Over the years following the 1942 signing of the Anglo-American Mutual Aid Agreement implementing the Lend-Lease program, experts from both sides of the Atlantic had conducted periodic consultations at the senior staff level on the form and substance of postwar international economic relations pursuant to the controversial Article VII of the Agreement and the principles of the Atlantic Charter. Harry Hawkins, first as head of the Division of Commercial Policy and Trade Agreements and since 1944 minister-counselor for economic affairs at the American Embassy in London, led the State Department’s team. Hugh Dalton, a Labor MP and president of the Board of Trade, along with Lionel Charles Robbins and James Edward Meade from the Economic Section of the War Cabinet Secretariat, principally represented the British. All were prominent academic economists—Hawkins had formerly taught at the University of Virginia, Dalton and Robbins22 at the London School of Economics and Political Science (LSE), and Meade at Oxford and Cambridge—and all shared very similar views on the need for an international trade organization to govern commercial relations among nations after the war.
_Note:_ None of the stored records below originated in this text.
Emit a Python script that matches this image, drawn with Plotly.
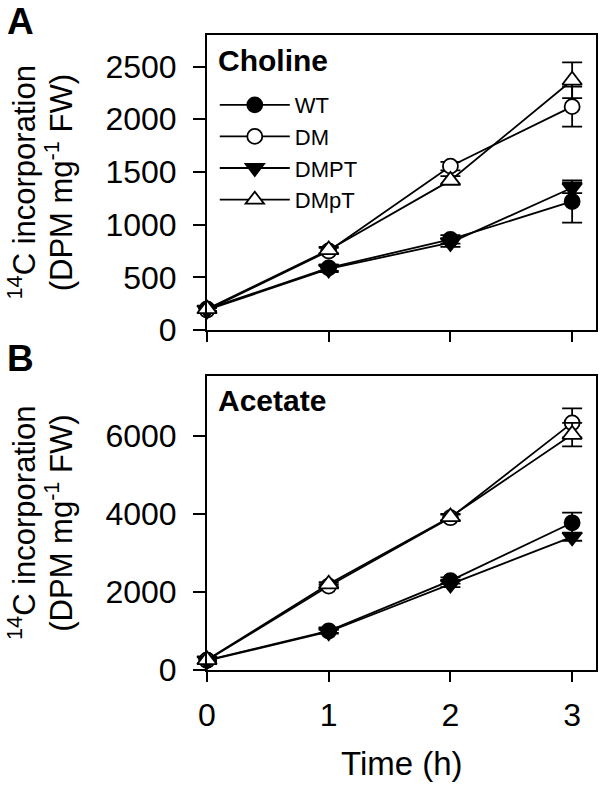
import plotly.graph_objects as go

time_h = [0, 1, 2, 3]
series_names = ["WT", "DM", "DMPT", "DMpT"]

# Panel A: Choline
choline_WT = [200, 590, 860, 1220]
choline_WT_err = [20, 30, 40, 200]
choline_DM = [190, 750, 1555, 2120]
choline_DM_err = [20, 30, 40, 190]
choline_DMPT = [190, 580, 830, 1350]
choline_DMPT_err = [20, 30, 40, 50]
choline_DMpT = [200, 760, 1420, 2370]
choline_DMpT_err = [20, 30, 40, 170]

# Panel B: Acetate
acetate_WT = [250, 1000, 2290, 3770]
acetate_WT_err = [30, 50, 80, 260]
acetate_DM = [250, 2150, 3900, 6330]
acetate_DM_err = [30, 50, 80, 370]
acetate_DMPT = [240, 980, 2200, 3410]
acetate_DMPT_err = [30, 50, 80, 100]
acetate_DMpT = [260, 2200, 3920, 6030]
acetate_DMpT_err = [30, 50, 80, 300]

FONT = "Liberation Sans, Arial, sans-serif"

styles = {
    "WT": dict(symbol="circle", color="black", size=15),
    "DM": dict(symbol="circle", color="white", size=15),
    "DMPT": dict(symbol="triangle-down", color="black", size=17),
    "DMpT": dict(symbol="triangle-up", color="white", size=17),
}

panelA = {"WT": (choline_WT, choline_WT_err), "DM": (choline_DM, choline_DM_err),
          "DMPT": (choline_DMPT, choline_DMPT_err), "DMpT": (choline_DMpT, choline_DMpT_err)}
panelB = {"WT": (acetate_WT, acetate_WT_err), "DM": (acetate_DM, acetate_DM_err),
          "DMPT": (acetate_DMPT, acetate_DMPT_err), "DMpT": (acetate_DMpT, acetate_DMpT_err)}

fig = go.Figure()

for panel, xa, ya, show in [(panelA, "x", "y", True), (panelB, "x2", "y2", False)]:
    for name in series_names:
        vals, err = panel[name]
        st = styles[name]
        fig.add_trace(go.Scatter(
            x=time_h, y=vals, name=name, xaxis=xa, yaxis=ya,
            mode="lines+markers", showlegend=show, cliponaxis=False,
            line=dict(color="black", width=1.8),
            marker=dict(symbol=st["symbol"], size=st["size"], color=st["color"],
                        line=dict(color="black", width=1.8)),
            error_y=dict(type="data", array=err, visible=True, color="black",
                         thickness=1.8, width=10),
        ))

axis_common = dict(showgrid=False, zeroline=False, showline=True, linecolor="black",
                   linewidth=2, mirror=True, ticks="outside", tickcolor="black",
                   tickwidth=2, tickfont=dict(family=FONT, size=32, color="black"))

fig.update_layout(
    width=603, height=786,
    margin=dict(l=207, r=5, t=35, b=116),
    paper_bgcolor="white", plot_bgcolor="white",
    font=dict(family=FONT, color="black"),
    xaxis=dict(domain=[0, 1], anchor="y", range=[0, 3.196], tickvals=time_h,
               showticklabels=False, ticklen=10, **axis_common),
    yaxis=dict(domain=[0.5354, 1], anchor="x", range=[0, 2800],
               tickvals=[0, 500, 1000, 1500, 2000, 2500], ticklen=12,
               ticklabelstandoff=10, **axis_common),
    xaxis2=dict(domain=[0, 1], anchor="y2", range=[0, 3.196], tickvals=time_h,
                ticklen=10, ticklabelstandoff=6, **axis_common),
    yaxis2=dict(domain=[0, 0.463], anchor="x2", range=[0, 7530],
                tickvals=[0, 2000, 4000, 6000], ticklen=12,
                ticklabelstandoff=10, **axis_common),
    legend=dict(x=0.02, y=0.9228, xanchor="left", yanchor="top",
                bgcolor="rgba(0,0,0,0)", itemwidth=70, tracegroupgap=0,
                font=dict(family=FONT, size=22, color="black")),
)

ann = []
ann.append(dict(text="<b>A</b>", xref="paper", yref="paper", x=(4 - 207) / 391, y=1.022,
                xanchor="left", yanchor="middle", showarrow=False,
                font=dict(family=FONT, size=37, color="black")))
ann.append(dict(text="<b>B</b>", xref="paper", yref="paper", x=(4 - 207) / 391, y=0.491,
                xanchor="left", yanchor="middle", showarrow=False,
                font=dict(family=FONT, size=37, color="black")))
ann.append(dict(text="<b>Choline</b>", xref="paper", yref="paper", x=0.024, y=0.9606,
                xanchor="left", yanchor="middle", showarrow=False,
                font=dict(family=FONT, size=30, color="black")))
ann.append(dict(text="<b>Acetate</b>", xref="paper", yref="paper", x=0.024, y=0.425,
                xanchor="left", yanchor="middle", showarrow=False,
                font=dict(family=FONT, size=30, color="black")))
for yc in [0.7677, 0.2315]:
    ann.append(dict(text="<sup>14</sup>C incorporation", xref="paper", yref="paper",
                    x=(21 - 207) / 391, y=yc, xanchor="center", yanchor="middle",
                    textangle=-90, showarrow=False,
                    font=dict(family=FONT, size=31, color="black")))
    ann.append(dict(text="(DPM mg<sup>-1</sup> FW)", xref="paper", yref="paper",
                    x=(58 - 207) / 391, y=yc, xanchor="center", yanchor="middle",
                    textangle=-90, showarrow=False,
                    font=dict(family=FONT, size=31, color="black")))
ann.append(dict(text="Time (h)", xref="paper", yref="paper", x=0.5, y=(670 - 763) / 635,
                xanchor="center", yanchor="middle", showarrow=False,
                font=dict(family=FONT, size=33, color="black")))
fig.update_layout(annotations=ann)

fig.write_html("out.html", config={"displayModeBar": False},
               post_script="document.body.style.margin='0';document.body.style.overflow='hidden';")
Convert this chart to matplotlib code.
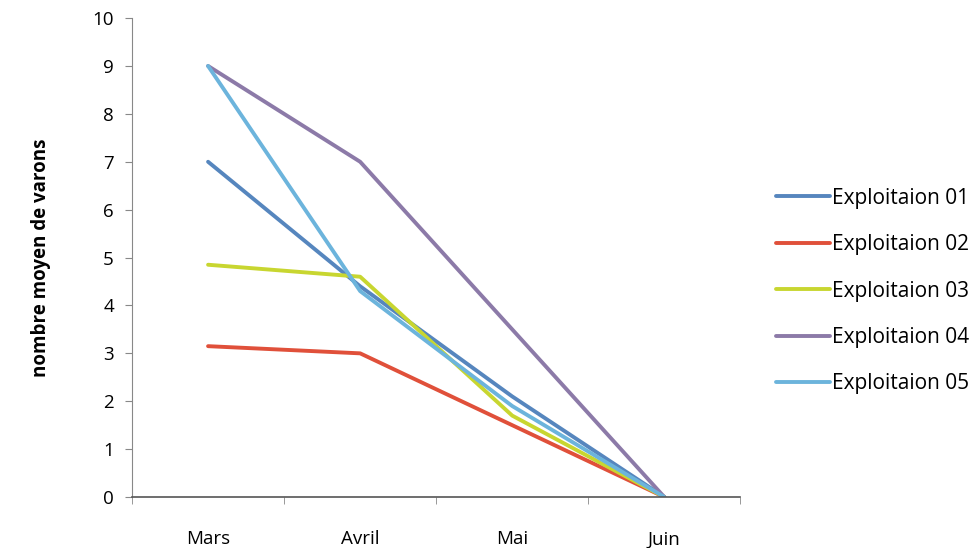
import matplotlib
matplotlib.use("Agg")
import matplotlib.pyplot as plt

plt.rcParams['font.family'] = ['Open Sans', 'DejaVu Sans']

months = ["Mars", "Avril", "Mai", "Juin"]
series_names = ["Exploitaion 01", "Exploitaion 02", "Exploitaion 03", "Exploitaion 04", "Exploitaion 05"]
exp01 = [7.0, 4.4, 2.1, 0.0]
exp02 = [3.15, 3.0, 1.5, 0.0]
exp03 = [4.85, 4.6, 1.7, 0.0]
exp04 = [9.0, 7.0, 3.5, 0.0]
exp05 = [9.0, 4.3, 1.9, 0.0]
colors = ["#5686BE", "#E0503A", "#C8D630", "#8C7AA8", "#6CB4DC"]

fig = plt.figure(figsize=(9.78, 5.48), dpi=100)
ax = fig.add_axes([0.135, 0.093, 0.622, 0.874])

x = list(range(len(months)))
for name, vals, c in zip(series_names, [exp01, exp02, exp03, exp04, exp05], colors):
    ax.plot(x, vals, color=c, lw=2.8, label=name, solid_capstyle='round')

ax.set_xlim(-0.5, 3.5)
ax.set_ylim(0, 10)
ax.set_yticks(range(0, 11))
ax.set_xticks(x)
ax.set_xticklabels(months)
ax.set_xticks([-0.5, 0.5, 1.5, 2.5, 3.5], minor=True)
ax.tick_params(axis='x', which='major', length=0, pad=24, labelsize=13.5)
ax.tick_params(axis='x', which='minor', length=5, color='#888888', direction='out')
ax.tick_params(axis='y', length=5, color='#888888', direction='out', labelsize=13.5, pad=8)
for s in ['top', 'right']:
    ax.spines[s].set_visible(False)
ax.spines['left'].set_color('#888888')
ax.spines['bottom'].set_color('#555555')
ax.spines['bottom'].set_linewidth(1.2)

ax.set_ylabel("nombre moyen de varons", fontsize=13.5, fontweight='bold', labelpad=30)

leg = ax.legend(loc='center left', bbox_to_anchor=(1.045, 0.43), frameon=False,
                fontsize=15, handlelength=2.6, handletextpad=0.1, labelspacing=1.22,
                borderaxespad=0.0)

fig.savefig("out.png", dpi=100)
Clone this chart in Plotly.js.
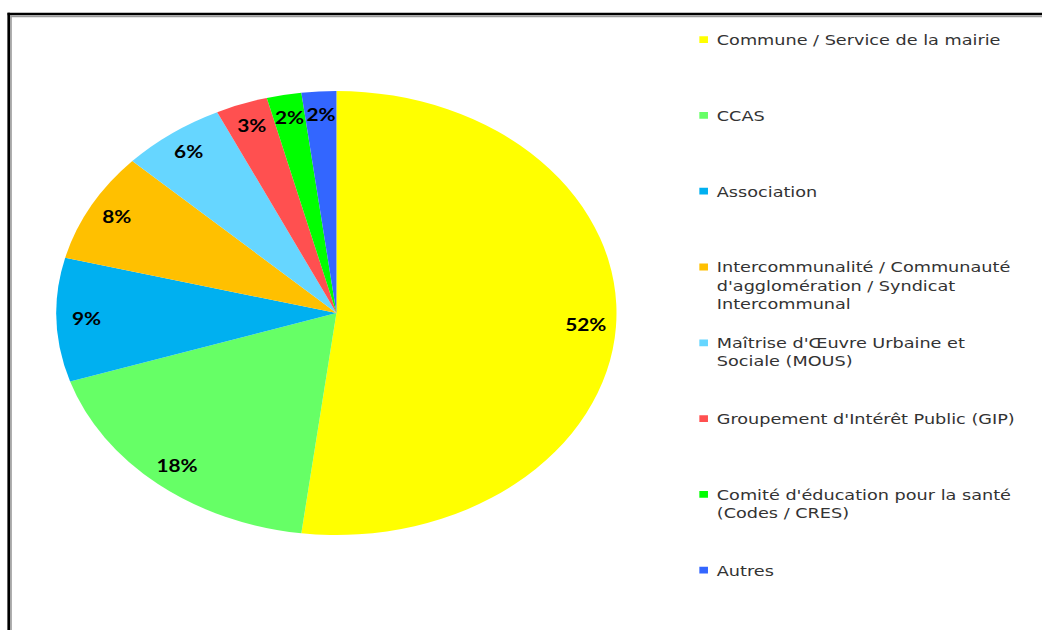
<!DOCTYPE html>
<html>
<head>
<meta charset="utf-8">
<script src="https://cdn.plot.ly/plotly-3.0.1.min.js"></script>
<style>
html, body { margin: 0; padding: 0; background: #ffffff; overflow: hidden; }
#chart { width: 826px; height: 630px; transform: scaleX(1.2615); transform-origin: 0 0; }
#chart path.legendpie { transform: translate(29.6px, 0px) scale(0.57); }
</style>
</head>
<body>
<div id="chart"></div>
<script>
// ---- data ----
const categories = [
  "Commune / Service de la mairie",
  "CCAS",
  "Association",
  "Intercommunalité / Communauté<br>d'agglomération / Syndicat<br>Intercommunal",
  "Maîtrise d'Œuvre Urbaine et<br>Sociale (MOUS)",
  "Groupement d'Intérêt Public (GIP)",
  "Comité d'éducation pour la santé<br>(Codes / CRES)",
  "Autres"
];
const values = [52, 18, 9, 8, 6, 3, 2, 2];
const colors = ["#FFFF00", "#66FF66", "#00B0F0", "#FFC000", "#66D6FF", "#FF5050", "#00FF00", "#3366FF"];

// ---- geometry (unstretched page coordinates) ----
const W = 826, H = 630;
const CX = 266.7, CY = 313, R = 222;
const LABEL_R = 0.895;

const total = values.reduce((a, b) => a + b, 0);
const pctLabels = values.map(v => Math.round(v / total * 100) + "%");

// pad legend labels (all but the last) to equal slots of 4 lines
const legendLabels = categories.map((c, i) => {
  if (i === categories.length - 1) return c;
  const n = c.split("<br>").length;
  return c + "<br>\u00a0".repeat(Math.max(0, 4 - n));
});

// label annotations at mid-angle of each slice
const annotations = [];
let cum = 0;
values.forEach((v, i) => {
  const mid = (cum + v / 2) / total * 2 * Math.PI;
  cum += v;
  const px = CX + LABEL_R * R * Math.sin(mid);
  const py = CY - LABEL_R * R * Math.cos(mid);
  annotations.push({
    xref: "paper", yref: "paper",
    x: px / W, y: 1 - py / H,
    xanchor: "center", yanchor: "middle",
    showarrow: false,
    text: pctLabels[i],
    font: { family: "Lato, sans-serif", size: 16.5, weight: "bold", color: "#000000" }
  });
});

const trace = {
  type: "pie",
  labels: legendLabels,
  values: values,
  sort: false,
  direction: "clockwise",
  rotation: 0,
  textinfo: "none",
  hoverinfo: "none",
  marker: { colors: colors, line: { width: 0 } },
  domain: {
    x: [(CX - R) / W, (CX + R) / W],
    y: [1 - (CY + R) / H, 1 - (CY - R) / H]
  }
};

const shapes = [
  { type: "line", xref: "paper", yref: "paper", x0: 6 / W, x1: 1, y0: 1 - 14 / H, y1: 1 - 14 / H, line: { color: "#000000", width: 2.6 } },
  { type: "line", xref: "paper", yref: "paper", x0: 8.3 / W, x1: 1, y0: 1 - 16.4 / H, y1: 1 - 16.4 / H, line: { color: "#9a9a9a", width: 1.6 } },
  { type: "line", xref: "paper", yref: "paper", x0: 6.9 / W, x1: 6.9 / W, y0: 0, y1: 1 - 12.7 / H, line: { color: "#000000", width: 2.1 } },
  { type: "line", xref: "paper", yref: "paper", x0: 8.7 / W, x1: 8.7 / W, y0: 0, y1: 1 - 15.3 / H, line: { color: "#9a9a9a", width: 1.3 } }
];

const layout = {
  width: W, height: H,
  margin: { l: 0, r: 0, t: 0, b: 0, pad: 0 },
  paper_bgcolor: "#ffffff",
  plot_bgcolor: "#ffffff",
  showlegend: true,
  legend: {
    x: 528.2 / W, xanchor: "left",
    y: 1 - 24 / H, yanchor: "top",
    valign: "top",
    bgcolor: "rgba(0,0,0,0)",
    borderwidth: 0,
    traceorder: "normal",
    font: { family: "DejaVu Sans, sans-serif", size: 14, color: "#333333" }
  },
  annotations: annotations,
  shapes: shapes
};

Plotly.newPlot("chart", [trace], layout, { staticPlot: true, displayModeBar: false, responsive: false });
</script>
</body>
</html>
Meade, who in 1977 would receive the Nobel Prize in economics for work on international economic policy at LSE and Cambridge, produced a draft “Proposal for an International Commercial Union” in July 1942. This proposal, which was designed to work in parallel with Keynes’s proposal for an International Clearing Union for monetary affairs, offered membership to any nation accepting the principles of nondiscrimination (with certain exceptions, including “a moderate degree of Imperial Preference”) and the reduction of trade barriers favoring domestic over foreign products.23 Based upon the Meade proposal, the Board of Trade produced a report that circulated through the staff levels of the appropriate British ministries and gained tentative approval for discussion purposes with the Americans in the autumn of 1943. In September and October, a UK delegation gathered in Washington for an informal exchange of ideas with their counterparts at the State and Treasury Departments. Representing the British Treasury, John Maynard Keynes met with Harry Dexter White at the US Treasury to discuss the monetary issues that would lead to the Bretton Woods Conference in 1944, while Robbins, Meade, and others from the Board of Trade met with Harry Hawkins and his staff at State on trade policy. The result of the consultations at State was a finding of significant compatibility on most issues, including the desire to form an international institution to facilitate the reduction of trade barriers, to limit the use of import quotas, and to focus on the means to ensure full employment when the war ended.

The two issues on which serious disagreement existed were the method to be used in conducting tariff negotiations and the issue of ending trade discrimination raised in Article VII. The British pushed for across-the-board tariff cuts negotiated at a multilateral conference with all parties participating in the negotiations. Although Hawkins was sympathetic to this approach—and Hull preferred it philosophically—FDR and the politically cautious Hull insisted on the bilateral, product-by-product approach that had been employed in the RTAA agreements.